━━━━━ INPUT ROWS ━━━━━

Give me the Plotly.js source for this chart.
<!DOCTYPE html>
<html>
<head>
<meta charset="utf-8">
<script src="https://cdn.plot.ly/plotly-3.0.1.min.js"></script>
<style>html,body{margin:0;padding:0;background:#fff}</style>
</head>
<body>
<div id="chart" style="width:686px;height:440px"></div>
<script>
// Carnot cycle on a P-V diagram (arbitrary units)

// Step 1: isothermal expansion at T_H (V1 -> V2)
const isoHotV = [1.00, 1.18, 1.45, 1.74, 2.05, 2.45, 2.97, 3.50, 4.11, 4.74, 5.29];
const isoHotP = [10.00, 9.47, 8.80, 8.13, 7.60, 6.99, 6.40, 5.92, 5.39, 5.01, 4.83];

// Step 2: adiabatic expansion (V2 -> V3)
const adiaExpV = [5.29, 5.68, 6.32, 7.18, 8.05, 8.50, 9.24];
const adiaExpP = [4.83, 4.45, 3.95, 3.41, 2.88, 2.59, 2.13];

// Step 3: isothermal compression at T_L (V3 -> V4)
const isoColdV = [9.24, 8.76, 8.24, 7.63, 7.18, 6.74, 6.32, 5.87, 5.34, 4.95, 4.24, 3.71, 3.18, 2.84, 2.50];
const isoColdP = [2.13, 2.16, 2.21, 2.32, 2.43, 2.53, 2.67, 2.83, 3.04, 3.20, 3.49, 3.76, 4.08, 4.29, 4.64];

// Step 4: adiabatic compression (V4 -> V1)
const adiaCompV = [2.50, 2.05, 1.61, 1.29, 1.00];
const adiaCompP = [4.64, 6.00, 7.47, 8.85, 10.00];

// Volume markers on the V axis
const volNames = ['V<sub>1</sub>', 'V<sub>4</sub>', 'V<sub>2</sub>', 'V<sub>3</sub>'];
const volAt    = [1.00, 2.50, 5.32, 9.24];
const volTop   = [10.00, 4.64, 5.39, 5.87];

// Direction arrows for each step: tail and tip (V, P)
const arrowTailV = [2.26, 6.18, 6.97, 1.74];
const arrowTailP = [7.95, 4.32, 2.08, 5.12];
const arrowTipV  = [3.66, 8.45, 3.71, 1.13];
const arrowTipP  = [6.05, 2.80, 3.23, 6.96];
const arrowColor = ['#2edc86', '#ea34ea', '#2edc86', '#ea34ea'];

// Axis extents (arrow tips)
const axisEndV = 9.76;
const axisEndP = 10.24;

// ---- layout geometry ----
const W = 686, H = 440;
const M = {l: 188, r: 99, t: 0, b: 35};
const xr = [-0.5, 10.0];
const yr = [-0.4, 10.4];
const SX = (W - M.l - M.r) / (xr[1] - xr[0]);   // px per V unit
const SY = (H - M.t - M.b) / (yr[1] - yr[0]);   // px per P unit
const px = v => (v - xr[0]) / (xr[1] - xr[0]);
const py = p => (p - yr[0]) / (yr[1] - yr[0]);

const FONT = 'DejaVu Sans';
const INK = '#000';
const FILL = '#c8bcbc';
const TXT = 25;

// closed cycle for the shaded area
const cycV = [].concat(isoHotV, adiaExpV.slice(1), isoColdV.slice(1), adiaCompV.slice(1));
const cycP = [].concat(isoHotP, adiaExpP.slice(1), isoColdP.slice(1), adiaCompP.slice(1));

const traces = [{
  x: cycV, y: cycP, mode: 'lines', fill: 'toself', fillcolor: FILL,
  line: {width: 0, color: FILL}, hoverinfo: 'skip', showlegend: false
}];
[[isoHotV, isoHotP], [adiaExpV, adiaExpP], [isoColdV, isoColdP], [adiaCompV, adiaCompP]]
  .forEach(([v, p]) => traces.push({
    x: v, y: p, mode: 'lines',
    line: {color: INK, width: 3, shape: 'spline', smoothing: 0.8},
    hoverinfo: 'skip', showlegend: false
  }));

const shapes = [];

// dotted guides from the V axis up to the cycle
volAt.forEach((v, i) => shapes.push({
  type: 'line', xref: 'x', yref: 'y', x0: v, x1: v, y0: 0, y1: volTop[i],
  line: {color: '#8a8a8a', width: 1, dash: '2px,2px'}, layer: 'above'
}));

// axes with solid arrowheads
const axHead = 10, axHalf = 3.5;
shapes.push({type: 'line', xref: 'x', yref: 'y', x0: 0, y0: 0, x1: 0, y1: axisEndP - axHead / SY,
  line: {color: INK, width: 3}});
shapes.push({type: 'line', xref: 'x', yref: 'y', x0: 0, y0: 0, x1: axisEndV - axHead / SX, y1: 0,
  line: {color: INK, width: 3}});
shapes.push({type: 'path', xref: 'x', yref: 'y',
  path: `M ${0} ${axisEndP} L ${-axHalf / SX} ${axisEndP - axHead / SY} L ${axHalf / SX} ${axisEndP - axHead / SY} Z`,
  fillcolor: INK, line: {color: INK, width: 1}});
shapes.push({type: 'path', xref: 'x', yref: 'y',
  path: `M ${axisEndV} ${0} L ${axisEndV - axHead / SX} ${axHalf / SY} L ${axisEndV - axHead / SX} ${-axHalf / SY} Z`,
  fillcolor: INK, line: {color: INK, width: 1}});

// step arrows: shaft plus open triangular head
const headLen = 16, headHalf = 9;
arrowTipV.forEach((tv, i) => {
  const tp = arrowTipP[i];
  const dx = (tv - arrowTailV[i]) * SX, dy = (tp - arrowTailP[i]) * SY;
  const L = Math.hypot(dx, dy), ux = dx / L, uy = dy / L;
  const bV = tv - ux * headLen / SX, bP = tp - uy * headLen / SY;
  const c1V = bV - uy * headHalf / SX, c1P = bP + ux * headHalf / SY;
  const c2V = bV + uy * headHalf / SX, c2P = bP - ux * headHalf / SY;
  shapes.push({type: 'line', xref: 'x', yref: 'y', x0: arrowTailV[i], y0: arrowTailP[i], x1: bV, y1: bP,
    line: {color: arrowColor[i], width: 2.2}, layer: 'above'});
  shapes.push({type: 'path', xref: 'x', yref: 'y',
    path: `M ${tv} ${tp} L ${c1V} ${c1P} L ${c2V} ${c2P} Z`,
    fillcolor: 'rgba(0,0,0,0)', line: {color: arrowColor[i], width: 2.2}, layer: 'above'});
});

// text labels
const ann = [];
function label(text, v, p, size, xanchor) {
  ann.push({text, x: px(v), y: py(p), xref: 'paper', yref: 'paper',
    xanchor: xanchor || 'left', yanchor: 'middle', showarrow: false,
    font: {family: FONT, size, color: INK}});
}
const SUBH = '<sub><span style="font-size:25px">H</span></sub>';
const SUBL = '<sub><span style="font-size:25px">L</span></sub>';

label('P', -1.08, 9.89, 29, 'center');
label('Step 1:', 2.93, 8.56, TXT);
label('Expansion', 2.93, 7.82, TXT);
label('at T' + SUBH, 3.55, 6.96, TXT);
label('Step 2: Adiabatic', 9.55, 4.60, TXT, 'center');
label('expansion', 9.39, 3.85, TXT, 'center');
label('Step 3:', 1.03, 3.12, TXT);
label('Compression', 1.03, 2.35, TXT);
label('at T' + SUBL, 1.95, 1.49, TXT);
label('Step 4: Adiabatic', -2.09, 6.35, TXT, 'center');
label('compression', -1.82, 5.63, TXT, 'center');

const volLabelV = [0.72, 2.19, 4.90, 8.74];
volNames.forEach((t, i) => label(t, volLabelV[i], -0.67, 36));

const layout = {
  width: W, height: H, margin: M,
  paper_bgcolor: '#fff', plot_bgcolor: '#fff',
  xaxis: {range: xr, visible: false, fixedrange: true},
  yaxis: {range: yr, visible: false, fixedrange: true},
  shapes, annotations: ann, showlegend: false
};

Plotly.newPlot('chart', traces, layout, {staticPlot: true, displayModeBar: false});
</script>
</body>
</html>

━━━━━
━━━━━ INPUT ROWS ━━━━━

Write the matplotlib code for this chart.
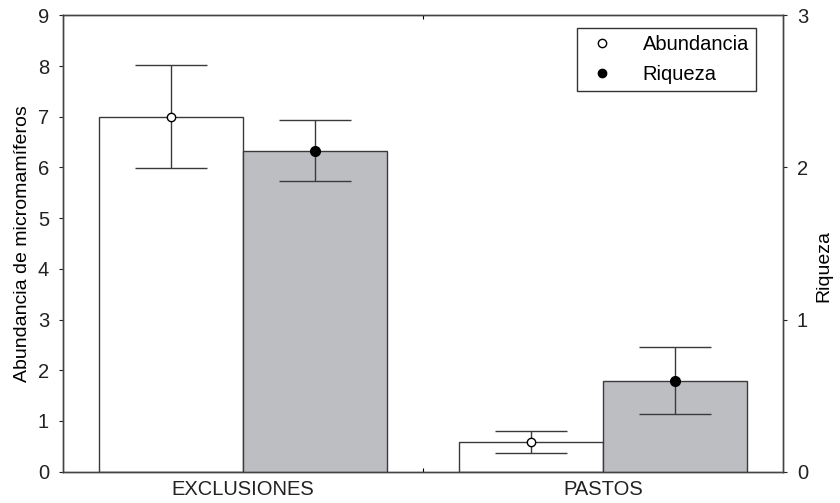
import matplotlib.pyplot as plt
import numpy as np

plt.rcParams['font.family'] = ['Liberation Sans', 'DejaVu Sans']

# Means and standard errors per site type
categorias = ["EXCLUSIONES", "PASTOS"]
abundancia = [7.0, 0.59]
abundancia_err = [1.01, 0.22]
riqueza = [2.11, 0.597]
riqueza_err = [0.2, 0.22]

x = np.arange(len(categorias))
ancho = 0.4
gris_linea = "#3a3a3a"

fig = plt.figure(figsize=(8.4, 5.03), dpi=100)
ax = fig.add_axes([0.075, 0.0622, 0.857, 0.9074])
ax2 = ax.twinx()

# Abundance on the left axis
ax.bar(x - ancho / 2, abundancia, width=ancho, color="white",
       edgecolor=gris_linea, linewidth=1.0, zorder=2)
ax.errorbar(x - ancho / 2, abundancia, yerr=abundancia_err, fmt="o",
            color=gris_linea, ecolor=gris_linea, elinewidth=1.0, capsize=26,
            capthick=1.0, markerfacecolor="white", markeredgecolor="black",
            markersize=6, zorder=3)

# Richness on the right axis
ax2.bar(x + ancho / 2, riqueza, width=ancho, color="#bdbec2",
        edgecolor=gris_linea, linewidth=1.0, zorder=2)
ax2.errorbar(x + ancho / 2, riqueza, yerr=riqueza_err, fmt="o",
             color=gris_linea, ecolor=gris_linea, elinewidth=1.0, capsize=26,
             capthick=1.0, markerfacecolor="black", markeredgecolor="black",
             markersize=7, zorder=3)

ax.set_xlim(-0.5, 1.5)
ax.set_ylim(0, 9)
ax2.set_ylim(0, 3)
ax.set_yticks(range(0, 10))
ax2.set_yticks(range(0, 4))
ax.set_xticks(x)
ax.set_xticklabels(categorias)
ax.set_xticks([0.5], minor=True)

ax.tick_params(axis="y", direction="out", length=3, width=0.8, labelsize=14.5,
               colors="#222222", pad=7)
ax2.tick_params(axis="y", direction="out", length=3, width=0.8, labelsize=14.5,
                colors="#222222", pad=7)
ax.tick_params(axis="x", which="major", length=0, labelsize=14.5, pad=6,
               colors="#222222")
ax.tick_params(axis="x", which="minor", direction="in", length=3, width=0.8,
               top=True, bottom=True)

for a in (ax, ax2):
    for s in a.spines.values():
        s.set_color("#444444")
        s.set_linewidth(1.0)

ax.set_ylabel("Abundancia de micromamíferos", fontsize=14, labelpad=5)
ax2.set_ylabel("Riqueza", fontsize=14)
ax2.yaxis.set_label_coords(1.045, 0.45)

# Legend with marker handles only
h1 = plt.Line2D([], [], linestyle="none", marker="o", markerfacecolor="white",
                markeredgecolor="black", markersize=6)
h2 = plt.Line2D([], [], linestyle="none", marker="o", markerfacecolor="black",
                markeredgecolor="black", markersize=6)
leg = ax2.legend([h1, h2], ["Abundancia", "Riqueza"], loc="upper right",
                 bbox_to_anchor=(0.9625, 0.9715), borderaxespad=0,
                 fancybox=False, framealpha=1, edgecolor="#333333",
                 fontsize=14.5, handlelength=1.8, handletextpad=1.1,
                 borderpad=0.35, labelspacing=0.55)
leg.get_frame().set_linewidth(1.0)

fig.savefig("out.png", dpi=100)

━━━━━
━━━━━ INPUT ROWS ━━━━━

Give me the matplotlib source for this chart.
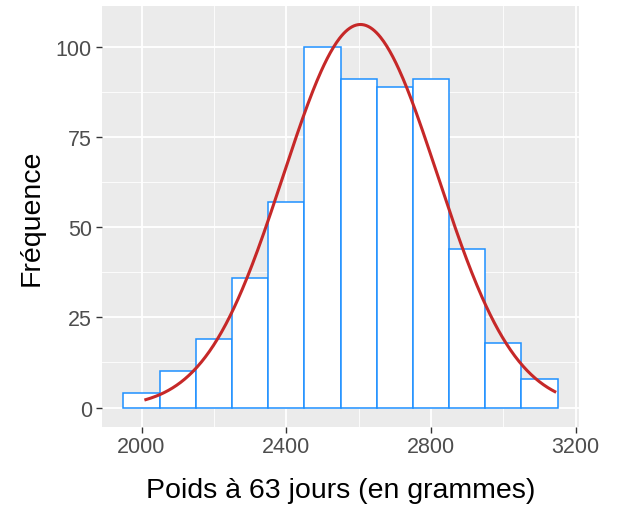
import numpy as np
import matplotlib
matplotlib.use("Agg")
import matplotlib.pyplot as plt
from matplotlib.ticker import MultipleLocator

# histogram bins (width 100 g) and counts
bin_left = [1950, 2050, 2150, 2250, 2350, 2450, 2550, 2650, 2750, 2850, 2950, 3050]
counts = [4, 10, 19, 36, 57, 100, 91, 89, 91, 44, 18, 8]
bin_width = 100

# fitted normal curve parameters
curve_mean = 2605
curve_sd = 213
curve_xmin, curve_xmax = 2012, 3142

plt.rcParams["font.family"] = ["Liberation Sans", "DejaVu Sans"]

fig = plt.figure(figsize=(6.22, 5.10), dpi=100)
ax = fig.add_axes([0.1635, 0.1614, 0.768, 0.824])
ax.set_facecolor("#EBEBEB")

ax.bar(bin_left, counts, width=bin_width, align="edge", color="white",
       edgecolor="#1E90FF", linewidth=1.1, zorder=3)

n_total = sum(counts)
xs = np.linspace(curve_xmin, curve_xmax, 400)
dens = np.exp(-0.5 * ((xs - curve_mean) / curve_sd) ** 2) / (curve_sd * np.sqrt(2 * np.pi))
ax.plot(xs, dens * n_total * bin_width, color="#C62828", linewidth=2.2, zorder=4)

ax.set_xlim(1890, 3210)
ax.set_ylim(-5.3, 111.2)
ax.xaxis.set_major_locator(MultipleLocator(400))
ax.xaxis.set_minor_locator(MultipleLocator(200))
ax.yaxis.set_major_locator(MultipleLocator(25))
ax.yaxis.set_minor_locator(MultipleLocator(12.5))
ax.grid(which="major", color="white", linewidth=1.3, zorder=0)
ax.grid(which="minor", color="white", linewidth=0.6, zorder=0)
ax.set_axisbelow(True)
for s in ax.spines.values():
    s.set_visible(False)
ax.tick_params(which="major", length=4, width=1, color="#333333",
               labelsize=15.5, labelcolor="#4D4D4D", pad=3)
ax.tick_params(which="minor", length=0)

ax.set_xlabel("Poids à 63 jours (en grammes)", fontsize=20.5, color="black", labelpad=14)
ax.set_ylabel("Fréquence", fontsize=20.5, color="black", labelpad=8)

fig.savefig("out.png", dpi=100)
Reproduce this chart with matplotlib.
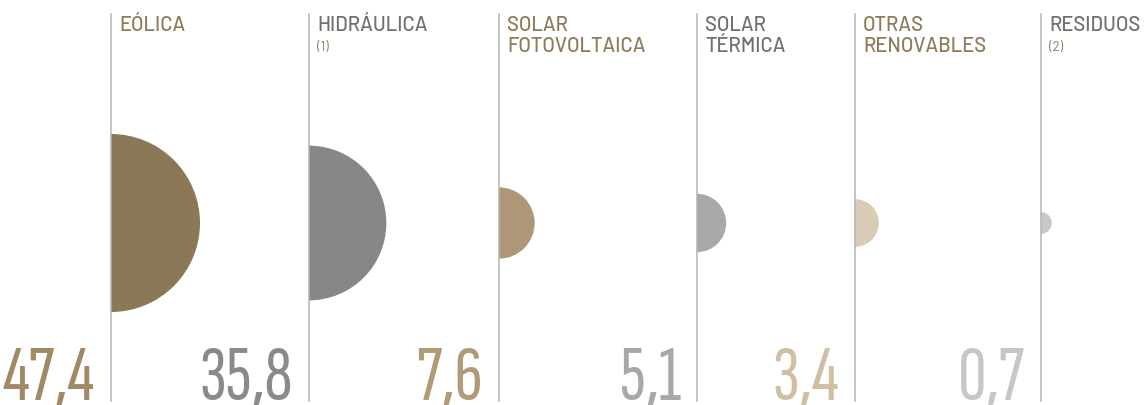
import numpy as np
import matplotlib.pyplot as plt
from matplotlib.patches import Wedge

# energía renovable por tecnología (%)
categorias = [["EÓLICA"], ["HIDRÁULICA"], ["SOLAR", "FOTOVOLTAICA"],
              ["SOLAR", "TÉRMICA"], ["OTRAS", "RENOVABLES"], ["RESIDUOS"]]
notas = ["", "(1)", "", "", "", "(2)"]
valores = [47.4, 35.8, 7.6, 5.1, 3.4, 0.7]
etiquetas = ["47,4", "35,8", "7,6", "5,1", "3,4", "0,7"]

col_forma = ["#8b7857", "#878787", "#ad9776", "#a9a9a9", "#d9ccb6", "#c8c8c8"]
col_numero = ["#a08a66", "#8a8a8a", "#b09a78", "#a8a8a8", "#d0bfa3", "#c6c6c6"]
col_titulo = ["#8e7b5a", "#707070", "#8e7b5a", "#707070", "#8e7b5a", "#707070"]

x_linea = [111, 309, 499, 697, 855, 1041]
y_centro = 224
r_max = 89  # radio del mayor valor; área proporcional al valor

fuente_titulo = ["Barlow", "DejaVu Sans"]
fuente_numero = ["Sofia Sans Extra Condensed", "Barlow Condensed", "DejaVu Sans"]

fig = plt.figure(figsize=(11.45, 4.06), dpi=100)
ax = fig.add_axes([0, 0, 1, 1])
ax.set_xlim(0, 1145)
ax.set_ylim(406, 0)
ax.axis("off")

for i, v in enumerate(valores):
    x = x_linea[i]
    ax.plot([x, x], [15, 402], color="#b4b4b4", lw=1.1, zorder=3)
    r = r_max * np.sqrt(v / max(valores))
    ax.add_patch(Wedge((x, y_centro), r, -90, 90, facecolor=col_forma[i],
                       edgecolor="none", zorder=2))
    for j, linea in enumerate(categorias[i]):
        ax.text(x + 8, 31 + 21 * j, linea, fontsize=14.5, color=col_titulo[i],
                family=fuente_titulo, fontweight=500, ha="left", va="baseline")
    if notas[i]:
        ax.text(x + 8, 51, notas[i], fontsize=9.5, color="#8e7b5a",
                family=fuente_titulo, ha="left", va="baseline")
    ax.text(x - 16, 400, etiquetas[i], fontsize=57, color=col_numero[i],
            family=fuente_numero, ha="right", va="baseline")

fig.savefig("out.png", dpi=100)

━━━━━

## SHORT TASK
Omit all pictures, then copy the lines between the ones holding "Write the matplotlib code for this chart." and "markersize=6, zorder=3)", inclusive.

## PROBLEM SOLUTION
Write the matplotlib code for this chart.
import matplotlib.pyplot as plt
import numpy as np

plt.rcParams['font.family'] = ['Liberation Sans', 'DejaVu Sans']

# Means and standard errors per site type
categorias = ["EXCLUSIONES", "PASTOS"]
abundancia = [7.0, 0.59]
abundancia_err = [1.01, 0.22]
riqueza = [2.11, 0.597]
riqueza_err = [0.2, 0.22]

x = np.arange(len(categorias))
ancho = 0.4
gris_linea = "#3a3a3a"

fig = plt.figure(figsize=(8.4, 5.03), dpi=100)
ax = fig.add_axes([0.075, 0.0622, 0.857, 0.9074])
ax2 = ax.twinx()

# Abundance on the left axis
ax.bar(x - ancho / 2, abundancia, width=ancho, color="white",
       edgecolor=gris_linea, linewidth=1.0, zorder=2)
ax.errorbar(x - ancho / 2, abundancia, yerr=abundancia_err, fmt="o",
            color=gris_linea, ecolor=gris_linea, elinewidth=1.0, capsize=26,
            capthick=1.0, markerfacecolor="white", markeredgecolor="black",
            markersize=6, zorder=3)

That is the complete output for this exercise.